In answer to a question hanging over the PPP loan program since its inception, the SBA on May 18 offered a safe harbor to borrowers who did not originally count its foreign employees, and those of its affiliates, in its loan application. The SBA indicates that borrowers should have counted those foreign employees; however due to confusing FAQs, the SBA has ‘exercised its enforcement discretion’ and will not find any borrower who did so to be ineligible if they applied prior to May 5, 2020.  The relevant text of the Interim Final Rule is as follows:

“Are employees of foreign affiliates included for purposes of determining whether a PPP borrower has more than 500 employees?

Yes. The CARES Act specifies that an entity is eligible for a PPP loan only if it is (1) a small business concern, or (2) a business concern, nonprofit organization described in section 501(c)(3) of the Internal Revenue Code, veterans organization described in section 501(c)(19) of the Internal Revenue Code, or Tribal business concern described in section 31(b)(2)(C) of the Small Business Act that employs not more than the greater of 7 500 employees, or, if applicable, SBA’s employee-based size standard for the industry in which the entity operates. SBA’s affiliation regulations provide that to determine a concern’s size, employees of the concern “and all of its domestic and foreign affiliates” are included. 13 C.F.R. 121.301(f). Therefore, to calculate the number of employees of an entity for purposes of determining eligibility for the PPP, an entity must include all employees of its domestic and foreign affiliates, except in those limited circumstances where the affiliation rules expressly do not apply to the entity. Any entity that, together with its domestic and foreign affiliates, does not meet the 500-employee or other applicable PPP size standard is therefore ineligible for a PPP loan.

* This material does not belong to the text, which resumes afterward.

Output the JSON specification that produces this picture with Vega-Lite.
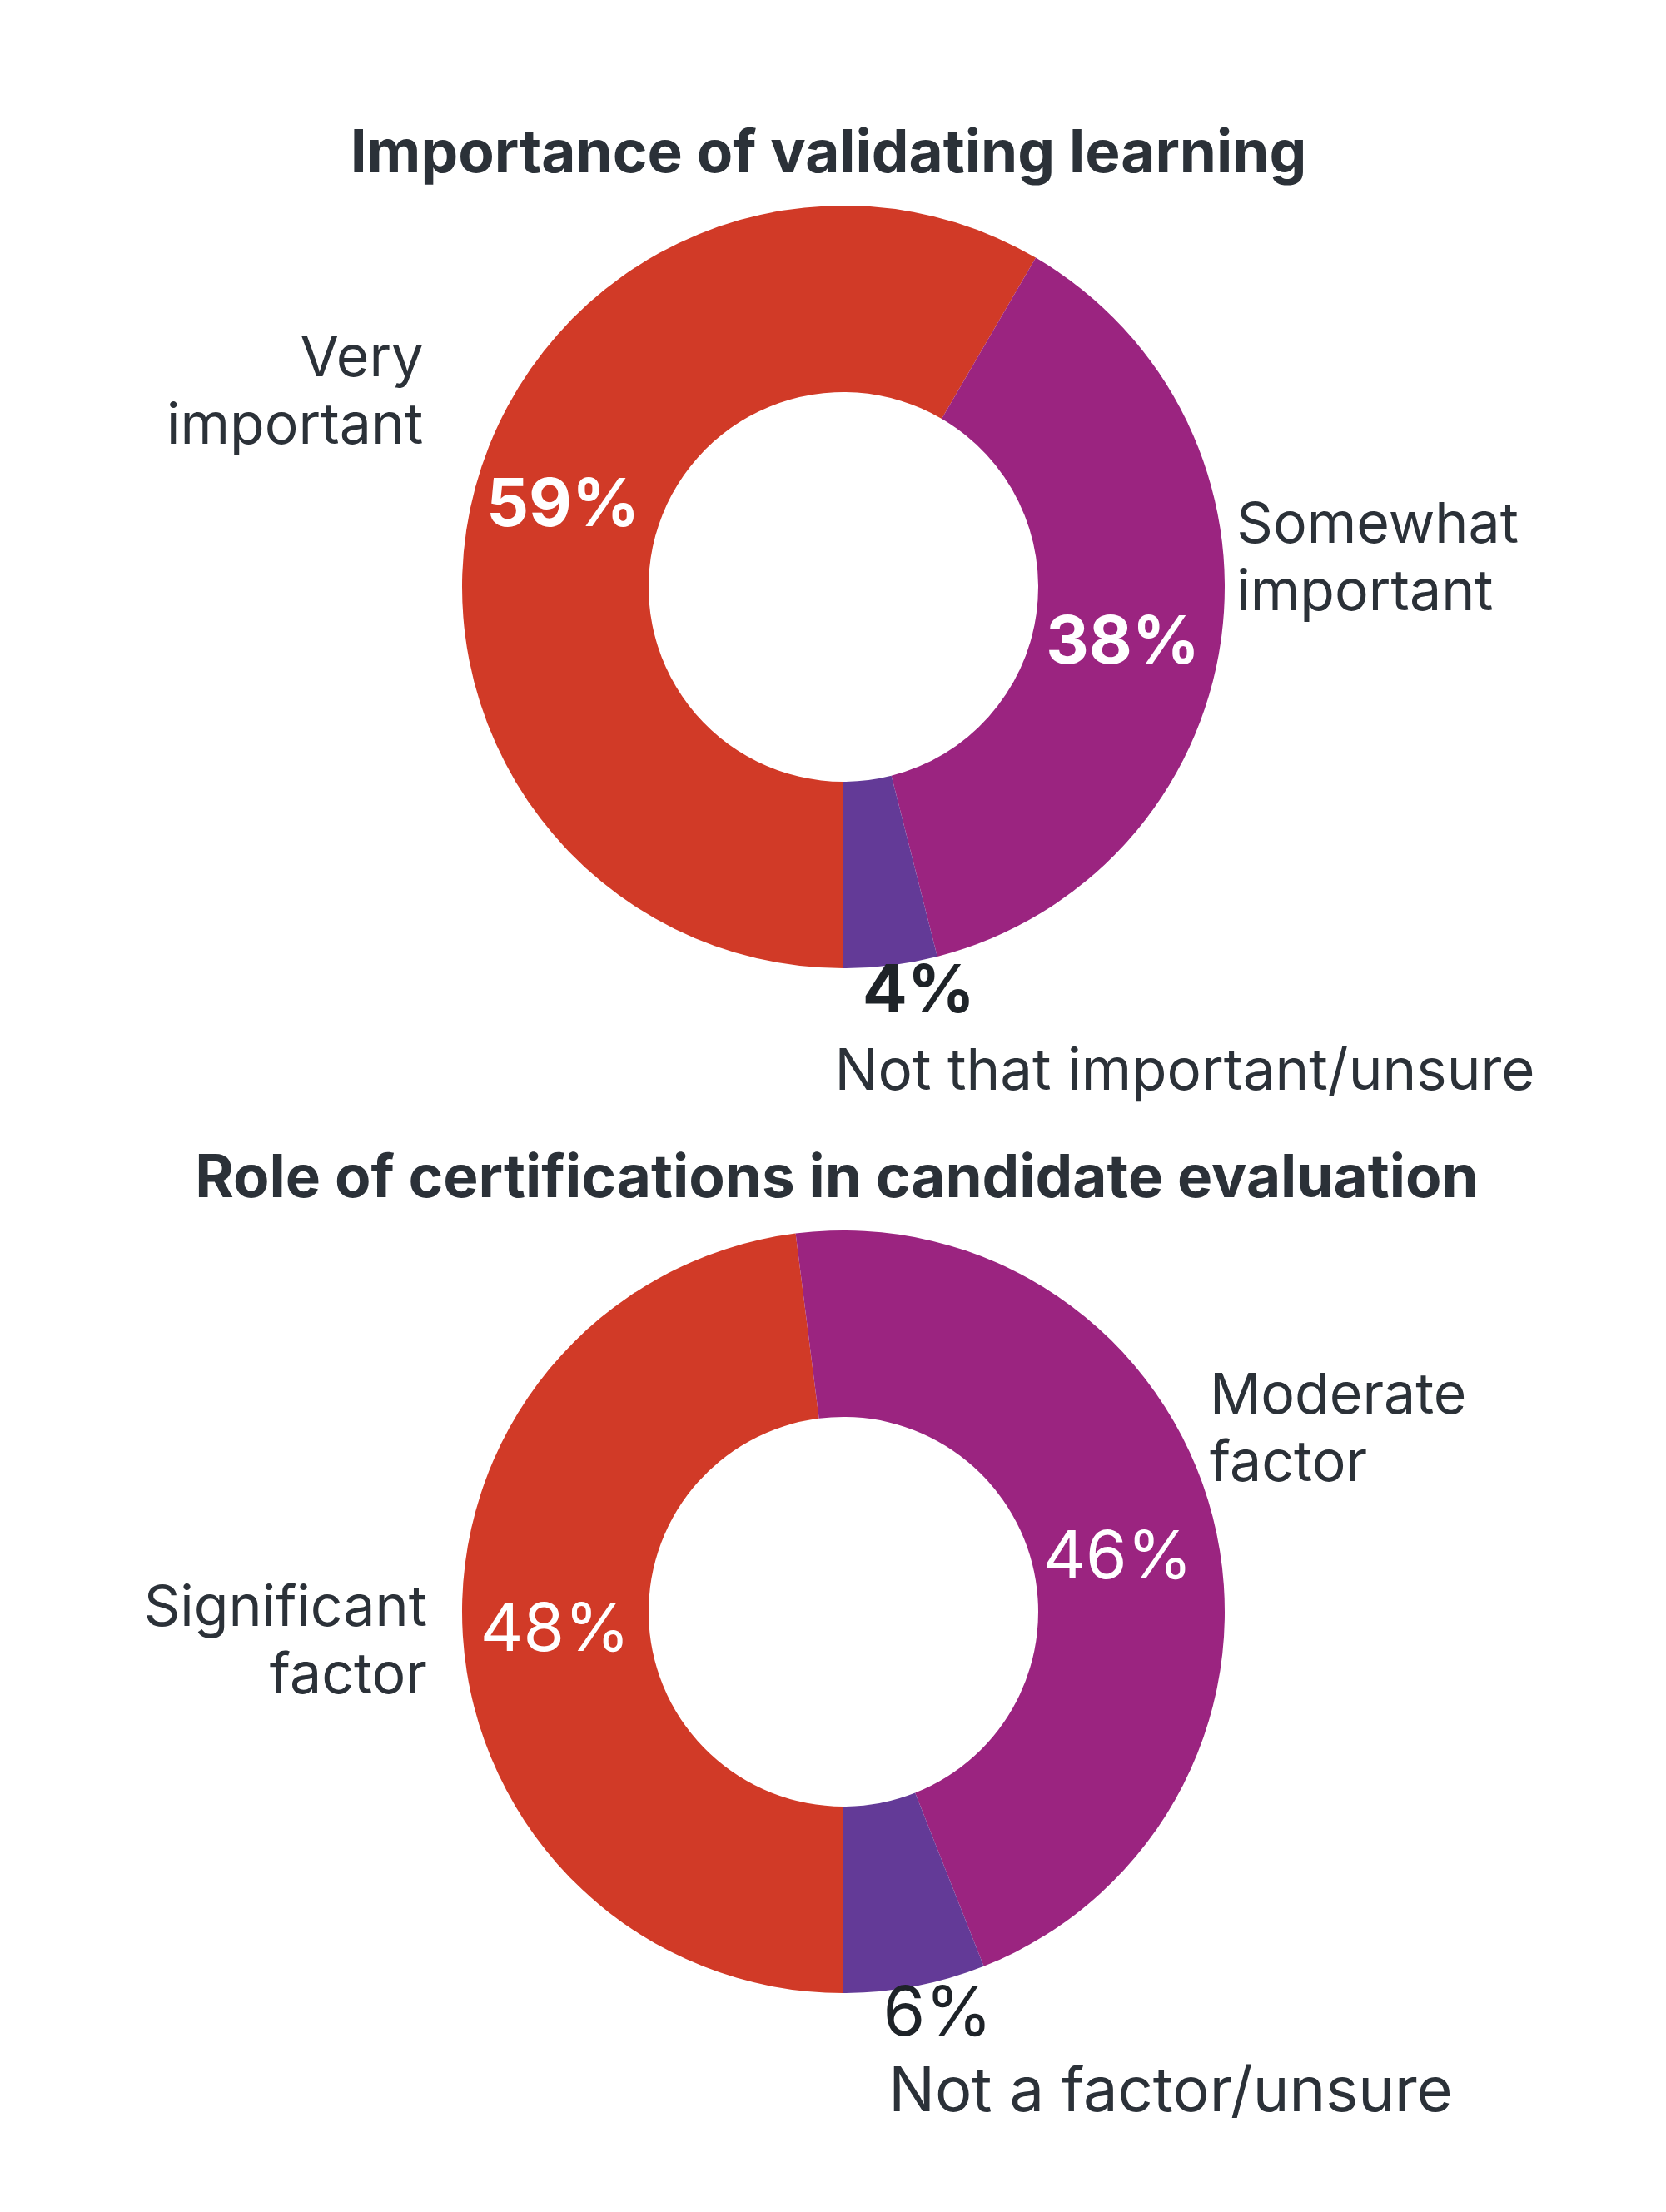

However, as an exercise of enforcement discretion due to reasonable borrower confusion based on SBA guidance (which was later resolved through a clarifying FAQ on May 5, 2020), SBA will not find any borrower that applied for a PPP loan prior to May 5, 2020 to be ineligible based on the borrower’s exclusion of non-U.S employees from the borrower’s calculation of its employee headcount if the borrower (together with its affiliates) had no more than 500 employees whose principal place of residence is in the United States. Such borrowers shall not be deemed to have made an inaccurate certification of eligibility solely on that basis.

Under no circumstances may PPP funds be used to support non-U.S. workers or operations.”